SunTrust's Investment Bank Wants Bulge-Bracket-Type Team

In his personal and professional lives, Hugh S. "Beau" Cummins III, the head of SunTrust's investment bank, is a risk-taker.

The 47-year-old dealmaker skateboards — despite the many injuries he has suffered doing it since childhood — to stay in shape for snowboarding.

Cummins has taken risks in the office, too. In 2005, he stepped down as Bank of America's head of debt capital markets and investment grade and liquid products origination. He moved his family to Atlanta and became head of the debt capital markets business at SunTrust Robinson Humphrey. This year he became the sole head of corporate and investment banking at SunTrust, one of the larger U.S. banking companies, and the chairman and chief executive of its investment banking arm.

He wanted to build up an investment bank rapidly, but the credit markets slowed that down. Now Cummins wants to build a team that is mentioned in the same sentence as Wall Street's bulge-bracket firms.

SunTrust's investment bank is growing, with hires in debt and equity capital markets, mergers and acquisitions and other types of advisory work, and he said, the $170 billion-asset firm uses its balance sheet to bring in mandates.

"The opportunity I saw was that we could … integrate the investment and corporate banking, integrate the equity capital raising with the debt capital raising and take the M&A business and reorient it from a boutique business that was Rolodex-driven to one that was organized by sectors or industry expertise, and align it with our banking, which would be sector-driven," Cummins said in a telephone interview. SunTrust is playing "the universal banking model investment banking game." He and his colleagues "took the old Robinson Humphrey, the old debt capital markets piece and the corporate banking piece and snapped them together to create a universal bank model."

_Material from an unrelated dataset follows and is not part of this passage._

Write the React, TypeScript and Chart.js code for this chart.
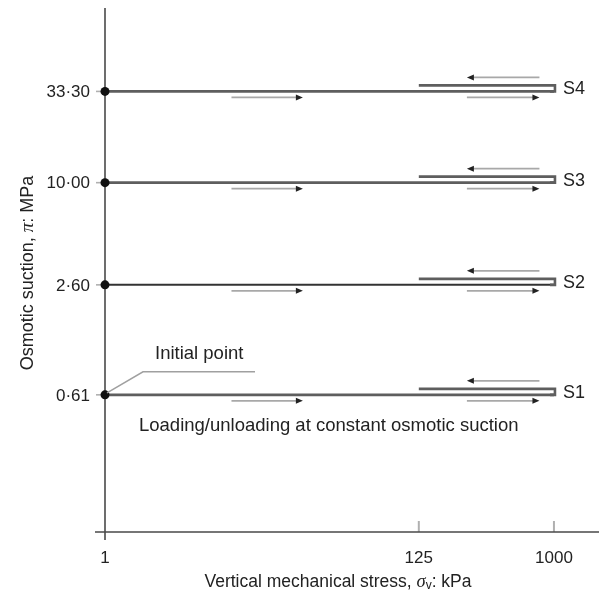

Cummins' division posted $57.8 million of net income for the second quarter, versus a record $77 million a year earlier. The parent company attributed the decline to "decreased equity capital markets activities and a shift of revenue from noninterest income to net interest income upon the consolidation of [its] commercial paper conduit in the first quarter of 2010." Investment banking brought in $55.9 million in net income that quarter.

Last year, investment banking operations made more than $272 million, according to documents filed with regulators. In 2005, the year Cummins came aboard, it made $216 million from investment banking.

SunTrust Robinson Humphrey's business lines include equity and debt research, sales and trading, and M&A and capital structure advice. It does the majority of this work for companies with revenue of $500 million $5 billion, though it also works with firms with revenue outside that range.

The bankers at SunTrust Robinson Humphrey say they are helping to shed their parent company's image as a regional bank. They cite transactions like a deal to place $250 million of New York Times Co. debt with the Mexican investor Carlos Slim and companies controlled by him; SunTrust was the sole placement agent.

In the first quarter, SunTrust Robinson Humphrey advised the Boston private-equity firm ABRY Partners on its $1.2 billion acquisition of the cable television provider RCN Corp. Also, it was the joint bookrunning manager for the Phoenix waste management company Republic Services Inc.'s $1.5 billion issuance of senior notes and the sole lead arranger for Healthcare Finance Group's $100 million receivables securitization program. This month, the firm served as financial adviser to Arena Resources, an Oklahoma gas and exploration company, in its $6.8 billion merger with the Texas oil and gas company SandRidge Energy.